One can understand It is possible to understand why oral agreements are not sufficient, but why is a separate written notice required when an employment agreement is signed? After all, this is a technical notice only. The Labor Courts held that the requirement to give written notice of employment conditions is not a technical matter at all. This is a requirement that is part of the obligation to act in good faith and in an acceptable manner in labor relations. Its purpose is to inform the employee in an orderly manner of all the conditions of the employment, thereby preventing misunderstandings. As a result, legal disputes regarding the terms of employment agreed between the parties will also be avoided. In this context, it is important to note that even when notice is given to the employee regarding the terms of the employment, in the case of any change of conditions during the employment period it is necessary to provide an updated notice.
If no notice was duly given in writing as required under law and a claim was filed by the employee, if there is a dispute regarding the terms of employment, the burden of proving them will fall on the employer, in contradiction to the ordinary burden of proof that falls on the claimant. In addition, the violation of the law not only constitutes a criminal offense but is also a ground for the award of monetary compensation. Although no criteria have yet been set by the Labor Courts to determine monetary compensation, the law provides compensation of up to ILS 15,000 if an employee is not duly given notice. It should be emphasized at this point that even if the failure to deliver the notice to the employee was done in good faith, the Labor Courts tend to award compensation, often at least one salary, even where there is no dispute over the terms of employment.
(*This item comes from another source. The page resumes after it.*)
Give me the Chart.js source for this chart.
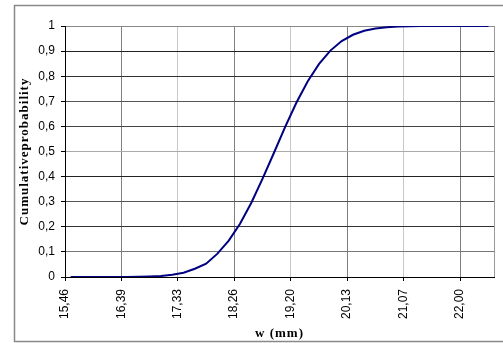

Thus, the way to avoid claims of violation of the Employee Notification Law is simple, by automatically submitting the notice upon the commencement of employment and in any case of change in the terms of employment. It is very important that employers consult with a lawyer at the stage of formulating employment agreements for future employees, not only with respect to the terms of the agreement but also with regard to the formulation of the notice regarding the terms of employment and the manner of giving notice when the terms of employment are changed.